November two years ago was the start of a pretty awful time for our country. When the box full of Sweet Valley books arrived, with glitter sprinkled on top, it was the best care package ever. I once again happily sank into the dreamy bliss of my childhood escape.
My oldest daughter, Katherine, was very aware of what I was reading, despite (or because of) my effort to disguise the pretty pink books with kids on the cover and big print inside. She was fascinated and begged me to let her read them.
I had no intention of ever letting her read this horrible, white-washed, 1980s crap where all the characters were white, slim, well-off, and living the American dream in sunny southern California. It was ok for me to read them since they were a comforting relic of my childhood. And I needed it – after all, look who our country had just elected. Yes, I am fully aware of the irony… but the comfort of childhood memories is powerful and I could not resist. But no way would I let my daughter read them. Nothing about the characters or storylines represented the culture I want my children to grow up to value.
“Maybe when you’re twelve…” I responded vaguely to her pleas.

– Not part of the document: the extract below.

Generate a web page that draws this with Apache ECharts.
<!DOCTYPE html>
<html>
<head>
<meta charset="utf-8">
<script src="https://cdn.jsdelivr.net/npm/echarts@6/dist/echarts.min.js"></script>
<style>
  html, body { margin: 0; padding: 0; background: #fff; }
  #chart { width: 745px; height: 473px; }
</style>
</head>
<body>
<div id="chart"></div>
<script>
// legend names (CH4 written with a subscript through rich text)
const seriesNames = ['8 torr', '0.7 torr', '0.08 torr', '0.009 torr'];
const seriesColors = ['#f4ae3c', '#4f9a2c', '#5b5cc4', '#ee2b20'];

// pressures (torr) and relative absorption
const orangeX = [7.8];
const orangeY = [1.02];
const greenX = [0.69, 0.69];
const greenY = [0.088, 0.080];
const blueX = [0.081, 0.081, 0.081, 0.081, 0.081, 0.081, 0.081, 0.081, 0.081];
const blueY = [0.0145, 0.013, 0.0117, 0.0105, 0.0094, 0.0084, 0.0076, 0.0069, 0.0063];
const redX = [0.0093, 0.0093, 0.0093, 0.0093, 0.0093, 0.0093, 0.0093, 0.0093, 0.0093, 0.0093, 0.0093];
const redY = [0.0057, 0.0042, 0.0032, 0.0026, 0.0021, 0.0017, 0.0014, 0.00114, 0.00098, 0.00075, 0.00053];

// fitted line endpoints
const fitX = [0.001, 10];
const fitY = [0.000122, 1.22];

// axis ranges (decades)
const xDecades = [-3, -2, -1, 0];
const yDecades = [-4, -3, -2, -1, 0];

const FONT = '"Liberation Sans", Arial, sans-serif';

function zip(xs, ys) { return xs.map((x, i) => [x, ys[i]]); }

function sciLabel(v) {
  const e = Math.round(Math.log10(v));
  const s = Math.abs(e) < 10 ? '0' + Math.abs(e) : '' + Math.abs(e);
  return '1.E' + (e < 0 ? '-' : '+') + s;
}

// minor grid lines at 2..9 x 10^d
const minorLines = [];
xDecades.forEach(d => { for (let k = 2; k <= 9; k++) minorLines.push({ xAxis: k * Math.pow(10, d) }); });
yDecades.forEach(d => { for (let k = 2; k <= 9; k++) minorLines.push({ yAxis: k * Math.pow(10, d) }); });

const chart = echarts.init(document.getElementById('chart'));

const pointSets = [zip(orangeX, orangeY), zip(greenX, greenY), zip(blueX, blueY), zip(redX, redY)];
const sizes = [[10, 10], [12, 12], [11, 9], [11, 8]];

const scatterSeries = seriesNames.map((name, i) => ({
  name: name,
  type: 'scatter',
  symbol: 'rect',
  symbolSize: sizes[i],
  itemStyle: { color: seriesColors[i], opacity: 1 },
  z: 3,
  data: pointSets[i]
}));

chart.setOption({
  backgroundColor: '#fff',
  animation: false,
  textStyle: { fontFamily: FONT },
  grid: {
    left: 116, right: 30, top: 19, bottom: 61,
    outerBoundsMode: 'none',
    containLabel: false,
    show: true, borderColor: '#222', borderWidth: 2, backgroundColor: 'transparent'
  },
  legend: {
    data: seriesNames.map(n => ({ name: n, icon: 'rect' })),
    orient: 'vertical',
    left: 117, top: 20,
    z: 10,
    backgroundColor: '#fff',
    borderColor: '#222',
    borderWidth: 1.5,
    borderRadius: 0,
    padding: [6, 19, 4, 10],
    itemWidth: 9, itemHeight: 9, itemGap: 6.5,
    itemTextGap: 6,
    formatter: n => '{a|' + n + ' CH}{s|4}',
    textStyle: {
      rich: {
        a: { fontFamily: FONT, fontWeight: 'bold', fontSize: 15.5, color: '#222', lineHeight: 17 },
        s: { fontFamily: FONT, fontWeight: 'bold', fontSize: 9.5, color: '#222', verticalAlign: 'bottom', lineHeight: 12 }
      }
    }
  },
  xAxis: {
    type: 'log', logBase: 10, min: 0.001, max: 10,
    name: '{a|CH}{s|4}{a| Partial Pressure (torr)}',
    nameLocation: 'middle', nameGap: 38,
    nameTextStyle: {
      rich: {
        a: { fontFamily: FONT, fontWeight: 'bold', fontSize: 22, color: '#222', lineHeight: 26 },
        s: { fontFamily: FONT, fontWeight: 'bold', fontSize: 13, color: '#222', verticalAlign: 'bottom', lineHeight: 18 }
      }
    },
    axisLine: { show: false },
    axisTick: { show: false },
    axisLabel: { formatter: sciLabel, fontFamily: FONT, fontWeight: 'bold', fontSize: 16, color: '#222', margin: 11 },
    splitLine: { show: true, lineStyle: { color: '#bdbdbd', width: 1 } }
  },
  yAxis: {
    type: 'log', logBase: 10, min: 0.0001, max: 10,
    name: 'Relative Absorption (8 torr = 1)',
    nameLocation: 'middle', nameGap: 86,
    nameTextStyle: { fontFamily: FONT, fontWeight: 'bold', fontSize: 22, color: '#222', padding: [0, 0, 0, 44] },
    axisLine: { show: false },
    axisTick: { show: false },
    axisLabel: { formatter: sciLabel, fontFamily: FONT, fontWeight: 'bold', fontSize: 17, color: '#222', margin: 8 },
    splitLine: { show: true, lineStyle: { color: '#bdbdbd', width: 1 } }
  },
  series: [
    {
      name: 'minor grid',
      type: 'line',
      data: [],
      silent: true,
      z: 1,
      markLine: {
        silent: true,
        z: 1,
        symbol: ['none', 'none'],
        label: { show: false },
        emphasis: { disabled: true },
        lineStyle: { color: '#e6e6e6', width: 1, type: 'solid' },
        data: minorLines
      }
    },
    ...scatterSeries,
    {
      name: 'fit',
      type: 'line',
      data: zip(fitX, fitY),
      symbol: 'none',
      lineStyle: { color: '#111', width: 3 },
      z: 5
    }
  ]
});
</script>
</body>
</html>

At the time, twelve sounded awfully far away, and she’d likely forget.
It only took me a couple of weeks to read them, after which I stored them in a Tupperware bin under my bed with the intention of getting rid of them some point soon (getting to read them again was totally worth the cost of later having to take them to the dump).
But I didn’t get rid of them. Maybe I like that those old friends are there under my bed… just in case I need them again in November 2020.
Well, Katherine turns twelve on Thursday. And today was a snow day. And she left her book at school and has read every other book in the house … except for the Sweet Valley books in the bin under my bed. And she had not forgotten.
“You said when I was twelve, mom, YOU SAID!”
Sigh. What can I say? A kid without a book on a snow day? Begging to read a book I loved at her age? Anyways, what happens on snow days doesn’t really count, right?
I let her read one.
Luckily, Katherine is a far more discerning reader than I was at that age. She read it in about 25 minutes, didn’t like the characters that much, and was generally unimpressed. She put it away and found something else to do.
Maybe one of these days I’ll sell them on Ebay - I think they go for about $1.99 per book, which is probably their original value. Or maybe I’ll ceremoniously take them to the dump in November 2020.